Billy the Kid

John Savournin with original music and lyrics by David Eaton
Charles Court Opera
The Rosemary Branch Theatre

Amy J Payne as Sheriff Ranger, John Savournin as Nelly, Bruce Graham as Mumford, Matthew Kellett as Billy and Joanna Marie Skillett as Buckaroo Dan Credit: Bill Knight
John Savournin as Nelly, Nichola Jolley, Amy J Payne as Sheriff Ranger, Matthew Kellett as Billy, Bruce Graham as Mumford and Joanna Marie Skillett as Buckaroo Dan Credit: Bill Knight
Joanna Marie Skillett as Buckaroo Dan, Amy J Payne as Sheriff Ranger and Matthew Kellett as Billy Credit: Bill Knight
Bruce Graham as Mumford Credit: Bill Knight

Charles Court Opera’s panto at the “Rosie” is an annual fixture, their formula for having a good time and this year, once again, they don’t disappoint.

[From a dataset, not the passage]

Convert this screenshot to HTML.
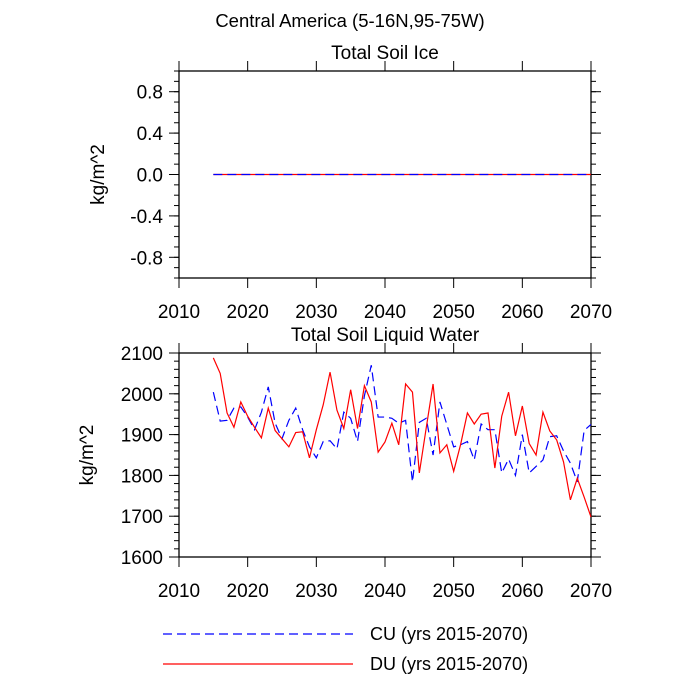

It offers what is almost certainly the best singing of any London panto. Well, this is an opera company so you might expect that.

The group is also special in that it gets the sound balance right. Musical director David Eaton on keyboard makes sure you can hear all the words; if you can’t it’s because the audience has drowned them in laughter. This must also be one of the quirkiest shows, even when London has an outburst of alternative and adult panto presentations.

Running out of fairy-tale stories to add his own twist, Savournin has given us panto versions of The Three Musketeers and (you’d better believe it) the Viking saga of Beowulf. Now he comes up with Billy the Kid. How on earth do you make a traditional panto out of a gun-slinging outlaw whose fame comes from reputedly killing 21 people, shooting one for each year of his life?

To be honest he doesn’t. Where in the past he has kept close to the original stories, this year he gives us an entirely new one. Not one shot is fired by these cowpunchers and if that’s a cop-out this is still a Western even if not quite what was expected.

But surely, that’s the point of CCO boutique pantos, though there is still the traditional panto fare of gender reversal casting, the custard pie slapstick, a song sheet and, this year, instead of a pastry-making, dough-throwing sequence, a bison-milking contest that leads to even more basic muck slinging.

Savournin is always inventive. Matthew Kellett’s Billy the Kid is still right at the story’s centre; it is he who is in most danger. It’s just that this Billy is exactly what the title says: he’s a goat, a goat with tap dancing hooves, hairy chaps on his legs and horns and ears sprouting through a cowboy hat.

Billy belongs to Buckaroo Dan, though he’s more like his partner, Joanna Marie Skillett’s clear-voiced soprano Principal Boy, who is about to be thrown off his ranch by big bad and boo-able Micky Mumford, a scheming cockney travelling trader who has somehow ensnared Native American Pocabeaver as his assistant. That’s Principal Girl Nichola Jolley, whom Dan’s going to fall for—and can you blame him?

Also in breeches is Amy J Payne as The Sheriff, a lawman with a personality and a voice twice her actual size, who is desperately enamoured of saloon owner Nelly, a lady far too flighty to appreciate his charms.

Ah Nelly! That’s Savournin’s dame. Her haughty wig and highbrow eyebrows are matched by an especial archness this year to match his elegantly discreet innuendo. What’s more, we get a double dose of dame for he also plays Nelly’s tepee-living sister Big Chief Raging Hormone. This is a hard-working cast, expanded by a quartet of cheerful chipmunks (or are they squirrels?) who seem to be enjoying themselves almost as much as the audience are.

William Fricker provides a simple setting. Nelly's saloon is set on a raised platform behind a gold proscenium frame, its swinging saloon doors providing easy access to speed the action and, free of clutter, it can become prairie for with the band at the back in permanent presence—we are where wherever the actors say we are.

Nic Holdridge provides atmospheric lighting and Mia Wallden’s colourful costumes liven up things with a the 19th-century version of stars and stripes to act as front-cloth and curtain.

Sometimes one could wish it weren’t so funny because the laughs drown out the next joke when they’re part of the song lyrics, but that’s as mall price to pay for such a good time.

This is a panto not to miss but, as if this isn’t hilarious enough, for certain performances there is an “adult version” where the jokes may be a little bluer. Fight for a ticket then check out your life insurance; you might die of laughing.